Since 95% of all crashes are due to driver error (according to the National Highway Traffic Safety Administration), it seems we have at least some power over not becoming a statistic. In addition to wearing a seatbelt, paying proper attention and driving the right speed for the conditions, there are other measures we can take to improve our chances of staying safe on the dark and dangerous roads.
- Clean your headlights, taillights, signal lights and windows often.
- Clean the windshield with a newspaper to remove streaks.
- Clean and adjust the side-view mirrors.
- Aim your headlights properly so they are not blinding oncoming traffic (instructions can be found in the owner’s manual for those do-it-yourself types).
- Dim the instrument panel and dash lights and turn off the map lights.

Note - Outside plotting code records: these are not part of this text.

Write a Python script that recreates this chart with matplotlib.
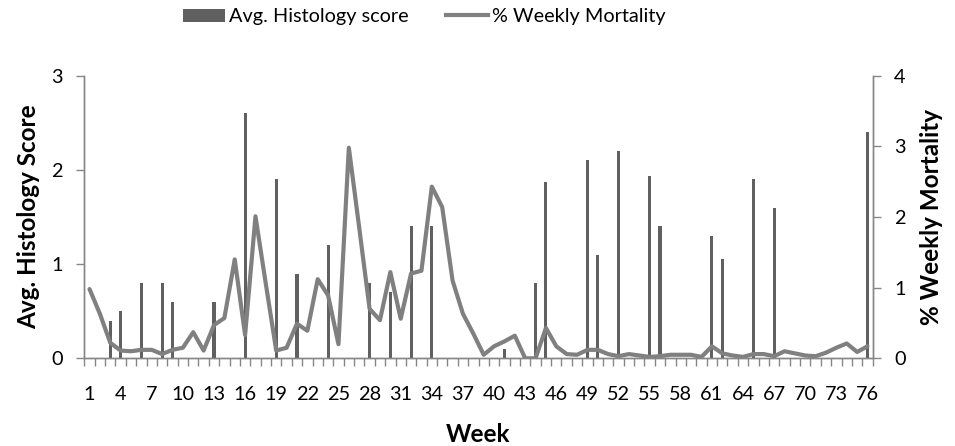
import matplotlib
matplotlib.use('Agg')
import matplotlib.pyplot as plt
from matplotlib.ticker import FixedLocator, MultipleLocator
from matplotlib.patches import Patch
from matplotlib.lines import Line2D

plt.rcParams['font.family'] = ['Lato', 'DejaVu Sans']

# weeks 1..76
weeks = list(range(1, 77))

# % weekly mortality, one value per week (right axis)
mortality = [0.98, 0.63, 0.22, 0.11, 0.10, 0.12, 0.12, 0.06, 0.12, 0.15,
             0.37, 0.11, 0.47, 0.57, 1.40, 0.33, 2.01, 1.05, 0.11, 0.15,
             0.49, 0.39, 1.12, 0.89, 0.20, 2.98, 1.85, 0.70, 0.54, 1.22,
             0.56, 1.20, 1.24, 2.43, 2.14, 1.10, 0.63, 0.35, 0.05, 0.17,
             0.24, 0.32, 0.00, 0.00, 0.43, 0.17, 0.06, 0.05, 0.12, 0.12,
             0.06, 0.03, 0.06, 0.04, 0.02, 0.03, 0.05, 0.05, 0.05, 0.02,
             0.17, 0.07, 0.04, 0.02, 0.06, 0.06, 0.03, 0.10, 0.07, 0.04,
             0.03, 0.08, 0.15, 0.21, 0.09, 0.17]

# avg histology score, only weeks that were sampled (left axis)
hist_weeks = [3, 4, 6, 8, 9, 13, 16, 19, 21, 24, 28, 30, 32, 34, 41, 44, 45,
              49, 50, 52, 55, 56, 61, 62, 65, 67, 76]
hist_scores = [0.4, 0.5, 0.8, 0.8, 0.6, 0.6, 2.6, 1.9, 0.9, 1.2, 0.8, 0.7,
               1.4, 1.4, 0.1, 0.8, 1.87, 2.1, 1.1, 2.2, 1.94, 1.4, 1.3, 1.05,
               1.9, 1.6, 2.4]

tick_weeks = list(range(1, 77, 3))

bar_color = '#606060'
line_color = '#808080'
spine_color = '#868686'
fs = 14.3
fs_title = 17.5

fig = plt.figure(figsize=(9.55, 4.46), dpi=100)
ax = fig.add_axes([0.0883, 0.1966, 0.8255, 0.6337])
ax2 = ax.twinx()

ax.bar(hist_weeks, hist_scores, width=0.3, color=bar_color, zorder=2)
ax2.plot(weeks, mortality, color=line_color, linewidth=3.0,
         solid_joinstyle='round', solid_capstyle='round')

ax.set_xlim(0.5, 76.5)
ax.set_ylim(0, 3)
ax2.set_ylim(0, 4)
ax.yaxis.set_major_locator(MultipleLocator(1))
ax2.yaxis.set_major_locator(MultipleLocator(1))

# category labels every 3 weeks, tick marks on every category boundary
ax.xaxis.set_major_locator(FixedLocator(tick_weeks))
ax.set_xticklabels([str(w) for w in tick_weeks])
ax.xaxis.set_minor_locator(FixedLocator([w + 0.5 for w in range(0, 77)]))
ax.tick_params(axis='x', which='major', length=0, pad=20, labelsize=fs)
ax.tick_params(axis='x', which='minor', length=5.5, width=1,
               color=spine_color, direction='out')
ax.tick_params(axis='y', length=5.5, width=1, color=spine_color,
               pad=10, labelsize=fs)
ax2.tick_params(axis='y', length=5.5, width=1, color=spine_color,
                pad=10, labelsize=fs)

for a in (ax, ax2):
    a.spines['top'].set_visible(False)
    for s in ('left', 'right', 'bottom'):
        a.spines[s].set_color(spine_color)
        a.spines[s].set_linewidth(1)

ax.set_xlabel('Week', fontsize=fs_title, fontweight='bold', labelpad=14)
ax.set_ylabel('Avg. Histology Score', fontsize=fs_title, fontweight='bold',
              labelpad=8)
ax2.set_ylabel('% Weekly Mortality', fontsize=fs_title, fontweight='bold',
               labelpad=10)

handles = [Patch(facecolor=bar_color, edgecolor='none'),
           Line2D([], [], color=line_color, linewidth=3.0)]
fig.legend(handles, ['Avg. Histology score', '% Weekly Mortality'],
           loc='center', bbox_to_anchor=(0.4445, 0.962), ncol=2,
           frameon=False, fontsize=fs, handlelength=2.1,
           handletextpad=0.2, columnspacing=1.9)

plt.savefig('out.png', dpi=100)
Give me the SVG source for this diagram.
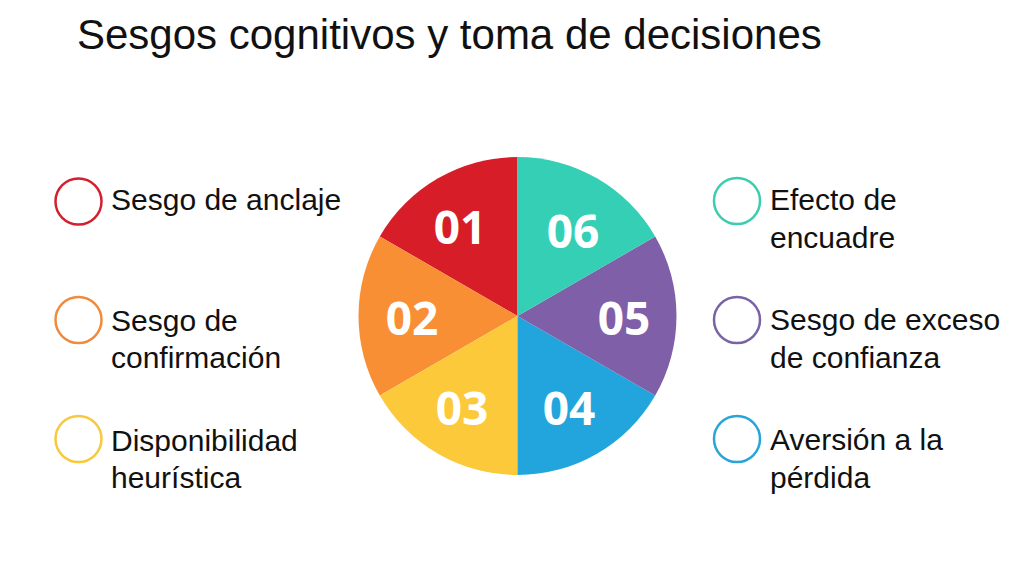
<svg xmlns="http://www.w3.org/2000/svg" width="1024" height="576" viewBox="0 0 1024 576">
<style>
.t{font-family:"Liberation Sans",Arial,sans-serif;fill:#111;}
.lbl{font-size:30px;}
.num{font-family:"Open Sans","Liberation Sans",sans-serif;font-weight:700;font-size:46px;fill:#fff;text-anchor:middle;}
.ring{fill:none;stroke-width:2.5;}
</style>
<rect width="1024" height="576" fill="#fff"/>
<text class="t" x="77" y="49" font-size="42">Sesgos cognitivos y toma de decisiones</text>
<g id="pie">
<path d="M517.5,316 L517.5,157 A159,159 0 0 0 379.8,236.5 Z" fill="#D71E28"/>
<path d="M517.5,316 L379.8,236.5 A159,159 0 0 0 379.8,395.5 Z" fill="#F98F35"/>
<path d="M517.5,316 L379.8,395.5 A159,159 0 0 0 517.5,475 Z" fill="#FCC93A"/>
<path d="M517.5,316 L517.5,475 A159,159 0 0 0 655.2,395.5 Z" fill="#22A5DC"/>
<path d="M517.5,316 L655.2,395.5 A159,159 0 0 0 655.2,236.5 Z" fill="#7F5FA8"/>
<path d="M517.5,316 L655.2,236.5 A159,159 0 0 0 517.5,157 Z" fill="#35CFB5"/>
<text class="num" x="460" y="244">01</text>
<text class="num" x="573" y="248">06</text>
<text class="num" x="412" y="335">02</text>
<text class="num" x="624" y="335">05</text>
<text class="num" x="462" y="425">03</text>
<text class="num" x="569" y="425">04</text>
</g>
<g id="item1"><circle class="ring" cx="78.5" cy="201.5" r="23" stroke="#D2202F"/><text class="t lbl" x="111" y="210">Sesgo de anclaje</text></g>
<g id="item2"><circle class="ring" cx="78.5" cy="320" r="23" stroke="#F08A3C"/><text class="t lbl" x="111" y="331">Sesgo de</text><text class="t lbl" x="111" y="368">confirmación</text></g>
<g id="item3"><circle class="ring" cx="78.5" cy="439" r="23" stroke="#F8C93C"/><text class="t lbl" x="111" y="451">Disponibilidad</text><text class="t lbl" x="111" y="488">heurística</text></g>
<g id="item6"><circle class="ring" cx="737" cy="201" r="23" stroke="#3CCDAF"/><text class="t lbl" x="770" y="210">Efecto de</text><text class="t lbl" x="770" y="248">encuadre</text></g>
<g id="item5"><circle class="ring" cx="737" cy="320" r="23" stroke="#7A62A6"/><text class="t lbl" x="770" y="330">Sesgo de exceso</text><text class="t lbl" x="770" y="368">de confianza</text></g>
<g id="item4"><circle class="ring" cx="737" cy="439" r="23" stroke="#28A5D8"/><text class="t lbl" x="770" y="450">Aversión a la</text><text class="t lbl" x="770" y="488">pérdida</text></g>
<g id="connectors"/>
</svg>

- Don’t stare into oncoming headlights (watch the right edge of the road for guidance).
- Don’t smoke while driving.
- Don’t overdrive the headlights. In other words, be able to bring the car to a complete stop within the distance you can see. To determine the stopping distance, use the four second rule. As you are driving, take note of where your low-beams reach and then count four seconds. If you reach that point in less than four seconds, you are driving too fast.
- Drive slower and put more space between your car and the car in front of you.
- Don’t drive fatigued.
- If you have to pull over, pull off the road as far as possible.
When driving at night, keep in mind that your peripheral vision, depth perception and ability to distinguish color are all impaired. And, although you may be able to see as far as a half-mile ahead during the day, at night you will only be able to see as far as your headlights allow around 80 to100 feet. Keep these facts in mind and follow the guidelines above and you should greatly increase your chances of driving accident free. Of course, not everyone follows safe driving practices, so stay focus, stay alert and watch out for the other guy!